Peoples' Weather Map

1852

Animal Migrations, Human Intervention, and Extreme Weather: Newcastle Winter 1852-53

Hamilton county, Iowa

Sarah Brew-Bonebright remembers the intense cold of 1852-1853 as it affected human migrants to the new county and grazing animals, still numerous when new human settlers entered the territory. That winter, the severe wind and storms from the northwest forced the big game southward.  At intervals during the winter great droves of elk and deer were seen making their way through the mountains of snow along the river east of town. Hunters did not molest them, she recalls, except in necessity.

In fact, human inhabitants, trapped in place by the weather relied almost completely on deer for food.  She remembers eating venison for breakfast, dinner, and supper that winter with little else. The migrating deer, injured and exhausted by the difficult journey were followed by wolf-packs that also feasted on the carcasses of those deer that fell behind.  

The migration affected the plants of the territory as well.
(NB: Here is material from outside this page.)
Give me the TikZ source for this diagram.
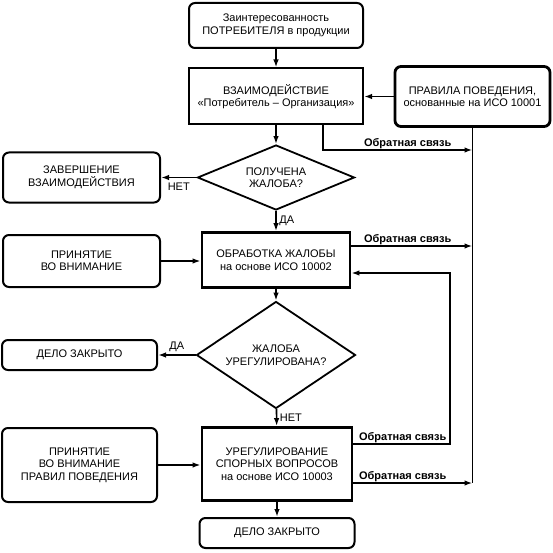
\documentclass[tikz,border=0pt]{standalone}
\usepackage{fontspec}
\setmainfont{Liberation Sans}
\usetikzlibrary{shapes.geometric}
\usetikzlibrary{arrows.meta}
\usetikzlibrary{calc}

\begin{document}
\begin{tikzpicture}[x=1pt,y=-1pt,
        font=\fontsize{11}{12.5}\selectfont,
        >={Latex[length=8pt,width=5.5pt]},
        line/.style={line width=1.6pt},
        roundbox/.style={draw, line width=2pt, rounded corners=6pt, align=center, inner sep=0pt},
        plainbox/.style={draw, line width=2pt, align=center, inner sep=0pt},
        boldbox/.style={draw, line width=2.8pt, align=center, inner sep=0pt},
        decision/.style={draw, diamond, line width=1.8pt, align=center, inner sep=0pt},
        fblabel/.style={font=\fontsize{11}{12}\selectfont\bfseries, anchor=south east, inner sep=1.5pt},
        answer/.style={inner sep=2.5pt}]
            \useasboundingbox (0,0) rectangle (553,553);
            % main column
            \node[roundbox, minimum width=174pt, minimum height=45pt] (interest) at (276, 25.5) {Заинтересованность\\ПОТРЕБИТЕЛЯ в продукции};
            \node[plainbox, minimum width=174pt, minimum height=56pt] (interact) at (276, 96.5) {ВЗАИМОДЕЙСТВИЕ\\«Потребитель – Организация»};
            \node[decision, minimum width=157pt, minimum height=65pt, aspect=2.4] (received) at (276,177.5) {ПОЛУЧЕНА\\ЖАЛОБА?};
            \node[boldbox, minimum width=148pt, minimum height=55pt] (handling) at (276,260.0) {ОБРАБОТКА ЖАЛОБЫ\\на основе ИСО 10002};
            \node[decision, minimum width=159pt, minimum height=107pt, aspect=1.5] (settled) at (276,355.0) {ЖАЛОБА\\УРЕГУЛИРОВАНА?};
            \node[boldbox, minimum width=150pt, minimum height=73pt] (dispute) at (277,464.0) {УРЕГУЛИРОВАНИЕ\\СПОРНЫХ ВОПРОСОВ\\на основе ИСО 10003};
            \node[roundbox, minimum width=155pt, minimum height=30pt] (closedB) at (277,533.0) {ДЕЛО ЗАКРЫТО};
            % side boxes
            \node[roundbox, line width=2.8pt, minimum width=155pt, minimum height=60pt] (rules) at (472.5,96.5) {ПРАВИЛА ПОВЕДЕНИЯ,\\основанные на ИСО 10001};
            \node[roundbox, minimum width=157pt, minimum height=50pt] (finish) at (81.5,177.5) {ЗАВЕРШЕНИЕ\\ВЗАИМОДЕЙСТВИЯ};
            \node[roundbox, minimum width=157pt, minimum height=52pt] (noteA) at (81.5,261.0) {ПРИНЯТИЕ\\ВО ВНИМАНИЕ};
            \node[roundbox, minimum width=155pt, minimum height=30pt] (closedA) at (79.5,355.0) {ДЕЛО ЗАКРЫТО};
            \node[roundbox, minimum width=155pt, minimum height=74pt] (noteB) at (79.5,465.0) {ПРИНЯТИЕ\\ВО ВНИМАНИЕ\\ПРАВИЛ ПОВЕДЕНИЯ};
            % flow
            \draw[line,->] (interest) -- (interact);
            \draw[line,->] (rules) -- (interact);
            \draw[line,->] (interact) -- (received);
            \draw[line,->] (received) -- node[answer, below, yshift=-2pt] (noA) {НЕТ} (finish);
            \draw[line,->] (received) -- node[answer, right] (yesA) {ДА} (handling);
            \draw[line,->] (noteA) -- (noteA -| handling.west);
            \draw[line,->] (handling) -- (settled);
            \draw[line,->] (settled) -- node[answer, above] (yesB) {ДА} (closedA);
            \draw[line,->] (settled) -- node[answer, right] (noB) {НЕТ} (dispute);
            \draw[line,->] (noteB) -- (noteB -| dispute.west);
            \draw[line,->] (dispute) -- (closedB);
            % feedback
            \coordinate (rulesend) at (rules.south |- 0,483);
            \coordinate (loop) at (450,273);
            \draw[line] (rules) -- (rulesend);
            \draw[line,->] ($(interact.south)+(47,0)$) |- (rules.south |- 0,150);
            \draw[line,->] (handling.east |- 0,246) -- (rules.south |- 0,246);
            \draw[line,->] (dispute.east |- 0,444) -| (loop) -- (handling.east |- loop);
            \draw[line,->] (dispute.east |- rulesend) -- (rulesend);
            \node[fblabel] (fbA) at (453,150) {Обратная связь};
            \node[fblabel] (fbB) at (453,246) {Обратная связь};
            \node[fblabel] (fbC) at (448,444) {Обратная связь};
            \node[fblabel] (fbD) at (448,483) {Обратная связь};
\end{tikzpicture}
\end{document}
Hazel-brush, bramble-thickets and saplings along the path of the moving animals was browsed to the ground or to the snow’s surface and good-sized trees were limbed and de-barked by the hungry, herbivorous deer and elk.  Though Sarah Brewer-Bonebright remembers only necessary hunting of the animals, she also remarks that the big game herds were never so numerous in that area again. She had heard tales of subsequent massive deer-killings elsewhere. 

1850’s Land Cover
2009 Land Cover
Image Source (both maps + legend): INHF.org

The rigorous winter and the following dangers when it began to break up made human travel any distance unthinkable.  Families stayed at home on half-rations, and teamsters from Des Moines, Dubuque, and Iowa City who moved goods through the new state had considerable difficulty making trips through the winter snowfields and spring streams and roads.  The first were unfordable; the second, impassable.

Domestic animals fared little better that winter.  Many sheep were lost in blizzards though young lambs, calves, and piglets were brought into the house and warmed at the fire, often kept in a space beneath the floor accessed through a trapdoor.